Jet fuel prices have shot up 40% to 50% over last year, but airline passengers in the U.S. don’t need to worry about airfares following that trend — yet.
Two of the nation’s largest airlines warned this week that rising fuel prices are cutting into their profits but suggested that air travelers probably will not feel the pinch of higher ticket prices for several months, and that will only happen if fuel costs remain high.
At a meeting in Australia of an international airline trade group, American Airlines Chief Executive Doug Parker told reporters that fuel prices have jumped 40% for his carrier but for now the airline will continue to absorb the higher cost.
“If it becomes clear that this is the new normal, you would see over time less capacity growth in the industry, therefore higher prices,” he said. “I don’t think it’s going to happen in the very near term.”
Meanwhile, Delta Air Lines told federal regulators that revised earnings of the three months beginning in June probably will be $1.75 per share instead of $2, as it previously predicted. The airline cited fuel costs that have jumped 50% since last year. The airline said the higher revenue needed to make up for the rising fuel costs will likely lag six to 12 months.
In other words, airlines may absorb the higher cost for several months before they pass it along to air travelers, according to industry experts.

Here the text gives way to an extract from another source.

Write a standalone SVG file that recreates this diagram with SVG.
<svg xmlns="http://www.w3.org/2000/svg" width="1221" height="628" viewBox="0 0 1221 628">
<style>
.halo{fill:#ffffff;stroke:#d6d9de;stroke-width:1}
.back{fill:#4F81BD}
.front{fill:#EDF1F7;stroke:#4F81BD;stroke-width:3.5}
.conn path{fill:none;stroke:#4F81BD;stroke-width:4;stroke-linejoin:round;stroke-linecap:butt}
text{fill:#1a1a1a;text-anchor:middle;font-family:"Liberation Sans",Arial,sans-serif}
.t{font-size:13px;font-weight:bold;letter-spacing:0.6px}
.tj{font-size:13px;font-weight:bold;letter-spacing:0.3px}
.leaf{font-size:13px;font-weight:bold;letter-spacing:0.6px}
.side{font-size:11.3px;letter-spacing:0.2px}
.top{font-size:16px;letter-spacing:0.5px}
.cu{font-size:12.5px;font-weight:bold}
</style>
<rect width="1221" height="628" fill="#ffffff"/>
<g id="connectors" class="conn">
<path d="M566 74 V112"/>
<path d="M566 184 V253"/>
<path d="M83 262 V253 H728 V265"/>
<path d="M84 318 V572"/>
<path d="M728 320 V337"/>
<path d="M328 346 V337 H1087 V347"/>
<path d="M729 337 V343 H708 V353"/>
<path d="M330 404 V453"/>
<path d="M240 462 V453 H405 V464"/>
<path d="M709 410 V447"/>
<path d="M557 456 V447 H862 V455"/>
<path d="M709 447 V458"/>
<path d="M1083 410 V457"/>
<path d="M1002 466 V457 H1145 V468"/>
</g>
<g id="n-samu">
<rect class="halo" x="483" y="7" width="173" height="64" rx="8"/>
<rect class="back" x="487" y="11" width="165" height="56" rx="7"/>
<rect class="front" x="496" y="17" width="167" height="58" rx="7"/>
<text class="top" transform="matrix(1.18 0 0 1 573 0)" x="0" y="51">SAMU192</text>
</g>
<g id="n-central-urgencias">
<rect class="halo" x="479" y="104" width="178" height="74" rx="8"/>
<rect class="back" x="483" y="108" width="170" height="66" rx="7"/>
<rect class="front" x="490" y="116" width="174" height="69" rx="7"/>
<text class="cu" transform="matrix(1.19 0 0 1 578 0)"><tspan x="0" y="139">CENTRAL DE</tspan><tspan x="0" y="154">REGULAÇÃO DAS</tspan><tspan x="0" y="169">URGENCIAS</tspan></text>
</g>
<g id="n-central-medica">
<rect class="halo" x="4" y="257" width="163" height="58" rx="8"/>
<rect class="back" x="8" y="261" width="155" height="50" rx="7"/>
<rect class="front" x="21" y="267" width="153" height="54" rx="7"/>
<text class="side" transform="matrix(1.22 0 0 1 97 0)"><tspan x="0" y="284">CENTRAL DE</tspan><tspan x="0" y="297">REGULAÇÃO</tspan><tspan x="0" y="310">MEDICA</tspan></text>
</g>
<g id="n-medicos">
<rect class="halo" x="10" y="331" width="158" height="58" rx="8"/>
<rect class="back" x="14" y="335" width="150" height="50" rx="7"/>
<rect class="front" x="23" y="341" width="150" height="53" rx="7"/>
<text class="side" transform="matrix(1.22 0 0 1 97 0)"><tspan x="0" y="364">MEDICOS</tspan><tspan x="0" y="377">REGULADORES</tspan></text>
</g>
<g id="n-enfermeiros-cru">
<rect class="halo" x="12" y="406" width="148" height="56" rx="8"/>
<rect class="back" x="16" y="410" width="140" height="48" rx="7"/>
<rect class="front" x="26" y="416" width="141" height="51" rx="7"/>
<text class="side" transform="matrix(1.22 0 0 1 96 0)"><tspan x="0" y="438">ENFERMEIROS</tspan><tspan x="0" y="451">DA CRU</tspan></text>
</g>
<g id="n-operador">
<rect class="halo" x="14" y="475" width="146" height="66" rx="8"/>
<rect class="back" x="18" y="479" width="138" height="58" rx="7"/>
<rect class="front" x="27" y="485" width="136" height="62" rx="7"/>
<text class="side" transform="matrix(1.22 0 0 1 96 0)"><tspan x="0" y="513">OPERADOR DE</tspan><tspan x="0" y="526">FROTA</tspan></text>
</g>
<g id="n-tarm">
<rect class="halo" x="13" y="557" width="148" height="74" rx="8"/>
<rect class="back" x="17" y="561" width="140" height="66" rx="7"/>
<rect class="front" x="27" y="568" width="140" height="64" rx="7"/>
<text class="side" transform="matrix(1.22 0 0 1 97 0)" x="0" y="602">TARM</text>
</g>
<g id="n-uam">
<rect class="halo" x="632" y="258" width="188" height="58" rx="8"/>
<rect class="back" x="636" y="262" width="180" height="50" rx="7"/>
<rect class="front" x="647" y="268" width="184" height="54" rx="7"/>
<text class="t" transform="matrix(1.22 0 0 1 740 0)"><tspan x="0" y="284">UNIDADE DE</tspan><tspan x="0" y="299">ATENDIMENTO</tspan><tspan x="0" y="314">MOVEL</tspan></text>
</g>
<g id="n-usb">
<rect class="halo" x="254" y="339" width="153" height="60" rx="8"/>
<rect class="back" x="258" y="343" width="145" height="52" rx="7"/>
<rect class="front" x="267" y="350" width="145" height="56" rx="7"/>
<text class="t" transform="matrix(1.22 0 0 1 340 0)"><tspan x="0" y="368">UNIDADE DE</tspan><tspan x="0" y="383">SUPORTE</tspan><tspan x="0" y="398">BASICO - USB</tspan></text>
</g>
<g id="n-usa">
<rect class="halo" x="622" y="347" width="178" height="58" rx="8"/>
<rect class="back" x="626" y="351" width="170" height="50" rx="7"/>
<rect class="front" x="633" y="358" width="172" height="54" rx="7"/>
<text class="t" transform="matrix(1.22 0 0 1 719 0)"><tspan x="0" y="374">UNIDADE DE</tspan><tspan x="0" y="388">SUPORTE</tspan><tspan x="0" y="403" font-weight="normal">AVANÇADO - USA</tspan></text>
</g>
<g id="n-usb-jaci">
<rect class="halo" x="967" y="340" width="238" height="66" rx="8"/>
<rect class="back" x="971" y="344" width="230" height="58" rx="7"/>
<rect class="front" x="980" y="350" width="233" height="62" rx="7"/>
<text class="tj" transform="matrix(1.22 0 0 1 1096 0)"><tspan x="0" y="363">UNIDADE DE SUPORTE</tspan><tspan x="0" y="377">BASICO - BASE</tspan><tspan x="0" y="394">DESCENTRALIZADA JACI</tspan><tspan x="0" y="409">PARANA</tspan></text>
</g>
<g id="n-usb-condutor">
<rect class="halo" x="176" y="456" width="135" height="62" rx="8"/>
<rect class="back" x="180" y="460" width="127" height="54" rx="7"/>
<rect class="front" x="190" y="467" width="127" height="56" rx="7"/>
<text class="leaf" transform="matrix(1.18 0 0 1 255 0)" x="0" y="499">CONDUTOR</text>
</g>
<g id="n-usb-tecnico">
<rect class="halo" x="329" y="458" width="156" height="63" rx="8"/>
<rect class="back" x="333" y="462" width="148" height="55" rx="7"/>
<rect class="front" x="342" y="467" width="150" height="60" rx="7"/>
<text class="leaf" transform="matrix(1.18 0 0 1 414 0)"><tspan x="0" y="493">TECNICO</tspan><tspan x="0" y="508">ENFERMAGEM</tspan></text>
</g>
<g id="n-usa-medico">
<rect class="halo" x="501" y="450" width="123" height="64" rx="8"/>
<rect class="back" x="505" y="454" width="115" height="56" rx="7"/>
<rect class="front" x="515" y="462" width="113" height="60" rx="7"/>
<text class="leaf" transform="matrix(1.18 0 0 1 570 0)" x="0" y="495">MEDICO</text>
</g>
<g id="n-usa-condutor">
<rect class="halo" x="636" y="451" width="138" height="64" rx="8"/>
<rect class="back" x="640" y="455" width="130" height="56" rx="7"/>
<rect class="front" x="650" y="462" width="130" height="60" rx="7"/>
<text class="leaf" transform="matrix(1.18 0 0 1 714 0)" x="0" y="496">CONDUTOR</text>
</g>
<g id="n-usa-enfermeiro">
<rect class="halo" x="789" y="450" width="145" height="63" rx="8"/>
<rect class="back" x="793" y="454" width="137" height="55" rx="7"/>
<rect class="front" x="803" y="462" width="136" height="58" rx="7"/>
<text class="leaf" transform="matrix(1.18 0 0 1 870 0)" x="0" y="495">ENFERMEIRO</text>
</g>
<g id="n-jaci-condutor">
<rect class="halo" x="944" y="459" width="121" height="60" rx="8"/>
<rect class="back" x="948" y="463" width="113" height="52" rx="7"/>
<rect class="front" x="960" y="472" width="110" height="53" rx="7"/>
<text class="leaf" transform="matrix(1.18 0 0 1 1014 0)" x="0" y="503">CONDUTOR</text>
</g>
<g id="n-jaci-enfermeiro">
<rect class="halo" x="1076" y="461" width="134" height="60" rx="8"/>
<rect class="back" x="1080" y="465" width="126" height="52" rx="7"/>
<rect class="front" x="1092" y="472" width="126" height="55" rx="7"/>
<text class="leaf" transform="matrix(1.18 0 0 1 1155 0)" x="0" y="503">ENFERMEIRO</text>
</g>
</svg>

In addition to raising airfares, airlines may try to boost passenger fees such as seat assignment charges or add a fuel surcharge to pass along the higher fuel cost. This will make it appear on travel booking sites that airfares have not increased, said Henry Harteveldt, an airline analyst with Atmosphere Research Group.
“Airlines know that it is a very competitive market and consumers are very price-sensitive,” he said.
An alternative way to raise revenue — as suggested by Parker — is for airlines to cut back on the number of seats for sale, which will gradually push airfares higher, said Seth Kaplan, managing partner at Airline Weekly.